How to Build a Cross-Platform Spatial Sound SDK

The HRTF is the mathematical model that simulates how your ears receive sound from different points in space. It's the core of believable 3D audio. Your SDK must include a high-quality, customizable HRTF database.

• Key Task: Implement efficient HRTF interpolation for smooth sound source movement.
• Real Example: Use the MIT KEMAR dataset as a starting point, then allow developers to load custom HRTFs for personalized audio or specialized hardware.

OpenAL Soft is the definitive open-source, cross-platform audio API for spatial rendering. It provides a hardware-abstracted backend for 3D audio positioning, Doppler effects, and environmental reverb.

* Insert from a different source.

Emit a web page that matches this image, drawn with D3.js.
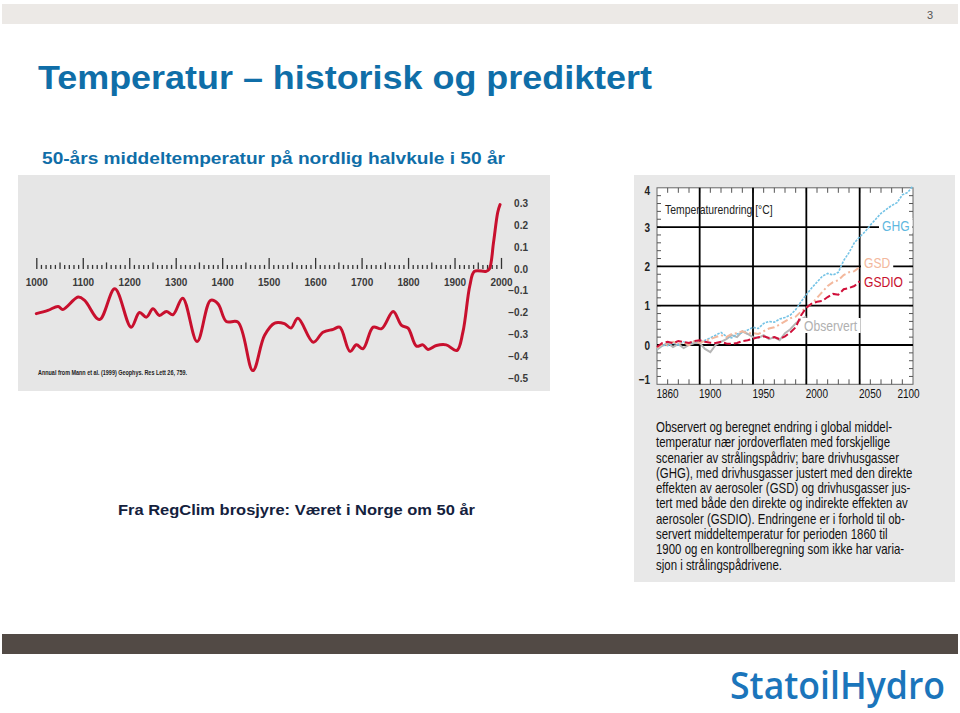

Use it as your core C/C++ audio engine, as it supports Windows, Linux, macOS, iOS, and Android via a unified API. Key features include:

• Software-based HRTF rendering for accurate binaural sound.
• Effortless integration with game engines like Unity and Unreal.
• Direct control over source positions, velocities, and attenuation models.

For browser-based spatial audio, the Web Audio API is the web standard. It enables you to create an AudioContext, position sounds using PannerNode, and apply custom filters. To achieve true binaural spatialization on the web, you must integrate external HRTF datasets and implement convolution for headphone listening. This is critical for ensuring your SDK delivers consistent experiences across desktop and mobile browsers. Master its node-based audio graph for mixing and routing.

Resonance Audio (by Google) is a production-ready SDK for adding high-quality spatial sound to mobile, desktop, VR, and web apps. It provides optimized HRTF sets, room modeling, and occlusion simulation. The SDK includes native plugins for Unity and Unreal Engine, which you can study to understand how to package your own cross-platform logic. Use its C++ core as a reference for handling platform-specific audio backends and efficiently managing hundreds of simultaneous sound sources.

Steam Audio (by Valve) is an advanced physics-based spatial audio SDK. It goes beyond basic HRTF by simulating sound propagation, reflection, and diffraction in real-time based on 3D geometry. Integrate its C API to add acoustic modeling to your SDK, which is essential for immersive VR/AR and simulation environments. It includes plugins for major game engines, demonstrating how to bundle native code with high-level scripting APIs—a key pattern for your SDK's architecture.

JUCE is a premier C++ framework for building professional audio applications and plugins. It is indispensable for creating your SDK's clean, object-oriented API and its accompanying test applications. JUCE handles cross-platform GUI creation, audio device management, and real-time audio threading abstractly, allowing you to write core audio logic once for Windows, macOS, Linux, iOS, and Android. Use it to build the demo and configuration tools that will ship with your SDK.

Use Pyroomacoustics as your primary tool for simulating 3D audio environments for developer testing. This Python library allows you to programmatically create room acoustics scenarios, generate synthetic spatial audio data, and validate your SDK's rendering output. It's essential for building automated tests that verify direction-of-arrival accuracy and reverb tail behavior without requiring physical microphone arrays. Integrate it into your CI/CD pipeline to ensure rendering consistency across SDK updates.